— start Extracted material —

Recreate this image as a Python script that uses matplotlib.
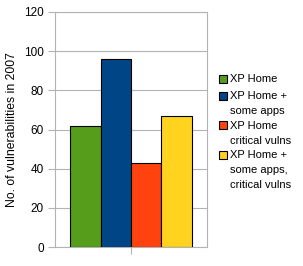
import matplotlib
matplotlib.use("Agg")
import matplotlib.pyplot as plt
from matplotlib.patches import Rectangle

labels = ["XP Home", "XP Home +\nsome apps", "XP Home\ncritical vulns", "XP Home +\nsome apps,\ncritical vulns"]
values = [62, 96, 43, 67]
colors = ["#579d1c", "#004586", "#ff420e", "#ffd320"]

plt.rcParams['font.family'] = ['Liberation Sans', 'DejaVu Sans']
W, H = 303, 266
fig = plt.figure(figsize=(W / 100, H / 100), dpi=100)
ax = fig.add_axes([55 / W, 1 - 247 / H, 152 / W, 235 / H])
positions = [-0.3, -0.1, 0.1, 0.3]
for p, v, c in zip(positions, values, colors):
    ax.bar(p, v, width=0.2, color=c, edgecolor="black", linewidth=0.8, zorder=3)
ax.set_xlim(-0.5, 0.5)
ax.set_ylim(0, 120)
ax.set_yticks(range(0, 121, 20))
ax.set_xticks([0])
ax.set_xticklabels([""])
ax.yaxis.grid(True, color="#b3b3b3", linewidth=0.8, zorder=0)
for s in ax.spines.values():
    s.set_color("#b3b3b3")
    s.set_linewidth(0.8)
ax.tick_params(axis='both', colors="#b3b3b3", labelcolor="black", labelsize=8.5, length=5, width=0.8, pad=3)
ax.set_ylabel("No. of vulnerabilities in 2007", fontsize=8.8, labelpad=4)

# manual legend (layout in pixels)
line_step = 14.8
y = 79.5
for lab, c in zip(labels, colors):
    lines = lab.split("\n")
    fig.add_artist(Rectangle((218.5 / W, 1 - (y + 3.5) / H), 8.5 / W, 8.2 / H,
                             transform=fig.transFigure, facecolor=c,
                             edgecolor="black", linewidth=0.8))
    for i, ln in enumerate(lines):
        fig.text(230 / W, 1 - (y + i * line_step) / H, ln, fontsize=8,
                 va="center", ha="left")
    y += len(lines) * line_step + (2 if lab == labels[0] else 0)
fig.savefig("out.png", dpi=100)
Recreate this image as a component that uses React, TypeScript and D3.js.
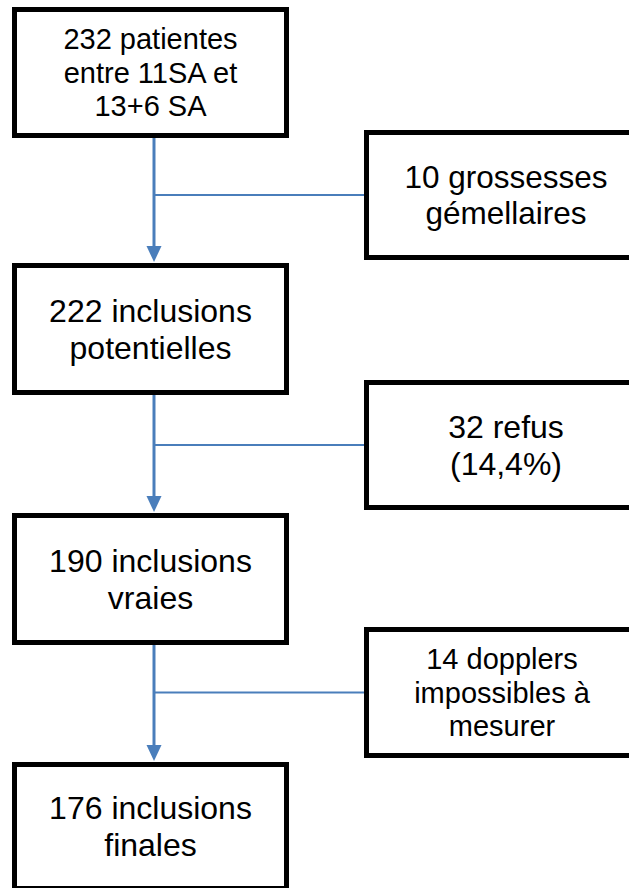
import React, { useEffect, useRef } from 'react';
import * as d3 from 'd3';

// flow steps (left column) and exclusions (right column)
const mainSteps: string[][] = [
  ['232 patientes', 'entre 11SA et', '13+6 SA'],
  ['222 inclusions', 'potentielles'],
  ['190 inclusions', 'vraies'],
  ['176 inclusions', 'finales'],
];
const exclusions: string[][] = [
  ['10 grossesses', 'gémellaires'],
  ['32 refus', '(14,4%)'],
  ['14 dopplers', 'impossibles à', 'mesurer'],
];

const W = 629;
const H = 888;

export default function App() {
  const svgRef = useRef<SVGSVGElement>(null);

  useEffect(() => {
    if (!svgRef.current) return;
    const svg = d3.select(svgRef.current);
    svg.selectAll('*').remove();

    const stroke = 5;
    const blue = '#4a7ebb';
    const font = '"Liberation Sans", Arial, sans-serif';

    // layout (outer edges of boxes)
    const mainBoxes = [
      { x0: 12, x1: 289, y0: 7, y1: 138, fs: 29 },
      { x0: 12, x1: 289, y0: 263, y1: 395, fs: 32 },
      { x0: 12, x1: 289, y0: 513, y1: 645, fs: 32 },
      { x0: 12, x1: 289, y0: 762, y1: 891, fs: 32 },
    ];
    const exclBoxes = [
      { x0: 364, x1: 648, y0: 130, y1: 260, fs: 31.5 },
      { x0: 364, x1: 648, y0: 380, y1: 510, fs: 32 },
      { x0: 364, x1: 640, y0: 627, y1: 758, fs: 29 },
    ];
    const spineX = 154;

    const drawBox = (b: any, lines: string[]) => {
      const g = svg.append('g');
      g.append('rect')
        .attr('x', b.x0 + stroke / 2)
        .attr('y', b.y0 + stroke / 2)
        .attr('width', b.x1 - b.x0 - stroke)
        .attr('height', b.y1 - b.y0 - stroke)
        .attr('fill', '#fff')
        .attr('stroke', '#000')
        .attr('stroke-width', stroke);
      const cx = (b.x0 + b.x1) / 2;
      const cy = (b.y0 + b.y1) / 2;
      const lh = b.fs * 1.16;
      const n = lines.length;
      g.selectAll('text')
        .data(lines)
        .join('text')
        .attr('x', cx)
        .attr('y', (_d, i) => cy + (i - (n - 1) / 2) * lh + 0.35 * b.fs)
        .attr('text-anchor', 'middle')
        .attr('font-family', font)
        .attr('font-size', b.fs)
        .attr('fill', '#000')
        .text(d => d);
    };

    // connectors first, boxes on top
    const conn = svg.append('g');
    mainBoxes.slice(0, -1).forEach((b, i) => {
      const next = mainBoxes[i + 1];
      const excl = exclBoxes[i];
      const branchY = (excl.y0 + excl.y1) / 2;
      const tipY = next.y0 - 1;
      const headH = 16;
      const headW = 15;
      conn.append('line')
        .attr('x1', spineX).attr('x2', spineX)
        .attr('y1', b.y1).attr('y2', tipY - headH + 1)
        .attr('stroke', blue).attr('stroke-width', 3);
      conn.append('line')
        .attr('x1', spineX).attr('x2', excl.x0)
        .attr('y1', branchY).attr('y2', branchY)
        .attr('stroke', blue).attr('stroke-width', 2);
      conn.append('path')
        .attr('d', d3.line()([
          [spineX - headW / 2, tipY - headH],
          [spineX + headW / 2, tipY - headH],
          [spineX, tipY],
        ]) + 'Z')
        .attr('fill', blue);
    });

    mainBoxes.forEach((b, i) => drawBox(b, mainSteps[i]));
    exclBoxes.forEach((b, i) => drawBox(b, exclusions[i]));
  }, []);

  return (
    <div style={{ position: 'absolute', left: 0, top: 0, width: W, height: H, background: '#fff', overflow: 'hidden' }}>
      <svg ref={svgRef} width={W} height={H} style={{ display: 'block' }} />
    </div>
  );
}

— end Extracted material —

▶ _Exercise directions_
Repeat each entry above word for word, leaving every picture out.

▶ _Written answer_
Recreate this image as a Python script that uses matplotlib.
import matplotlib
matplotlib.use("Agg")
import matplotlib.pyplot as plt
from matplotlib.patches import Rectangle

labels = ["XP Home", "XP Home +\nsome apps", "XP Home\ncritical vulns", "XP Home +\nsome apps,\ncritical vulns"]
values = [62, 96, 43, 67]
colors = ["#579d1c", "#004586", "#ff420e", "#ffd320"]

plt.rcParams['font.family'] = ['Liberation Sans', 'DejaVu Sans']
W, H = 303, 266
fig = plt.figure(figsize=(W / 100, H / 100), dpi=100)
ax = fig.add_axes([55 / W, 1 - 247 / H, 152 / W, 235 / H])
positions = [-0.3, -0.1, 0.1, 0.3]
for p, v, c in zip(positions, values, colors):
    ax.bar(p, v, width=0.2, color=c, edgecolor="black", linewidth=0.8, zorder=3)
ax.set_xlim(-0.5, 0.5)
ax.set_ylim(0, 120)
ax.set_yticks(range(0, 121, 20))
ax.set_xticks([0])
ax.set_xticklabels([""])
ax.yaxis.grid(True, color="#b3b3b3", linewidth=0.8, zorder=0)
for s in ax.spines.values():
    s.set_color("#b3b3b3")
    s.set_linewidth(0.8)
ax.tick_params(axis='both', colors="#b3b3b3", labelcolor="black", labelsize=8.5, length=5, width=0.8, pad=3)
ax.set_ylabel("No. of vulnerabilities in 2007", fontsize=8.8, labelpad=4)

# manual legend (layout in pixels)
line_step = 14.8
y = 79.5
for lab, c in zip(labels, colors):
    lines = lab.split("\n")
    fig.add_artist(Rectangle((218.5 / W, 1 - (y + 3.5) / H), 8.5 / W, 8.2 / H,
                             transform=fig.transFigure, facecolor=c,
                             edgecolor="black", linewidth=0.8))
    for i, ln in enumerate(lines):
        fig.text(230 / W, 1 - (y + i * line_step) / H, ln, fontsize=8,
                 va="center", ha="left")
    y += len(lines) * line_step + (2 if lab == labels[0] else 0)
fig.savefig("out.png", dpi=100)
Recreate this image as a component that uses React, TypeScript and D3.js.
import React, { useEffect, useRef } from 'react';
import * as d3 from 'd3';

// flow steps (left column) and exclusions (right column)
const mainSteps: string[][] = [
  ['232 patientes', 'entre 11SA et', '13+6 SA'],
  ['222 inclusions', 'potentielles'],
  ['190 inclusions', 'vraies'],
  ['176 inclusions', 'finales'],
];
const exclusions: string[][] = [
  ['10 grossesses', 'gémellaires'],
  ['32 refus', '(14,4%)'],
  ['14 dopplers', 'impossibles à', 'mesurer'],
];

const W = 629;
const H = 888;

export default function App() {
  const svgRef = useRef<SVGSVGElement>(null);

  useEffect(() => {
    if (!svgRef.current) return;
    const svg = d3.select(svgRef.current);
    svg.selectAll('*').remove();

    const stroke = 5;
    const blue = '#4a7ebb';
    const font = '"Liberation Sans", Arial, sans-serif';

    // layout (outer edges of boxes)
    const mainBoxes = [
      { x0: 12, x1: 289, y0: 7, y1: 138, fs: 29 },
      { x0: 12, x1: 289, y0: 263, y1: 395, fs: 32 },
      { x0: 12, x1: 289, y0: 513, y1: 645, fs: 32 },
      { x0: 12, x1: 289, y0: 762, y1: 891, fs: 32 },
    ];
    const exclBoxes = [
      { x0: 364, x1: 648, y0: 130, y1: 260, fs: 31.5 },
      { x0: 364, x1: 648, y0: 380, y1: 510, fs: 32 },
      { x0: 364, x1: 640, y0: 627, y1: 758, fs: 29 },
    ];
    const spineX = 154;

    const drawBox = (b: any, lines: string[]) => {
      const g = svg.append('g');
      g.append('rect')
        .attr('x', b.x0 + stroke / 2)
        .attr('y', b.y0 + stroke / 2)
        .attr('width', b.x1 - b.x0 - stroke)
        .attr('height', b.y1 - b.y0 - stroke)
        .attr('fill', '#fff')
        .attr('stroke', '#000')
        .attr('stroke-width', stroke);
      const cx = (b.x0 + b.x1) / 2;
      const cy = (b.y0 + b.y1) / 2;
      const lh = b.fs * 1.16;
      const n = lines.length;
      g.selectAll('text')
        .data(lines)
        .join('text')
        .attr('x', cx)
        .attr('y', (_d, i) => cy + (i - (n - 1) / 2) * lh + 0.35 * b.fs)
        .attr('text-anchor', 'middle')
        .attr('font-family', font)
        .attr('font-size', b.fs)
        .attr('fill', '#000')
        .text(d => d);
    };

    // connectors first, boxes on top
    const conn = svg.append('g');
    mainBoxes.slice(0, -1).forEach((b, i) => {
      const next = mainBoxes[i + 1];
      const excl = exclBoxes[i];
      const branchY = (excl.y0 + excl.y1) / 2;
      const tipY = next.y0 - 1;
      const headH = 16;
      const headW = 15;
      conn.append('line')
        .attr('x1', spineX).attr('x2', spineX)
        .attr('y1', b.y1).attr('y2', tipY - headH + 1)
        .attr('stroke', blue).attr('stroke-width', 3);
      conn.append('line')
        .attr('x1', spineX).attr('x2', excl.x0)
        .attr('y1', branchY).attr('y2', branchY)
        .attr('stroke', blue).attr('stroke-width', 2);
      conn.append('path')
        .attr('d', d3.line()([
          [spineX - headW / 2, tipY - headH],
          [spineX + headW / 2, tipY - headH],
          [spineX, tipY],
        ]) + 'Z')
        .attr('fill', blue);
    });

    mainBoxes.forEach((b, i) => drawBox(b, mainSteps[i]));
    exclBoxes.forEach((b, i) => drawBox(b, exclusions[i]));
  }, []);

  return (
    <div style={{ position: 'absolute', left: 0, top: 0, width: W, height: H, background: '#fff', overflow: 'hidden' }}>
      <svg ref={svgRef} width={W} height={H} style={{ display: 'block' }} />
    </div>
  );
}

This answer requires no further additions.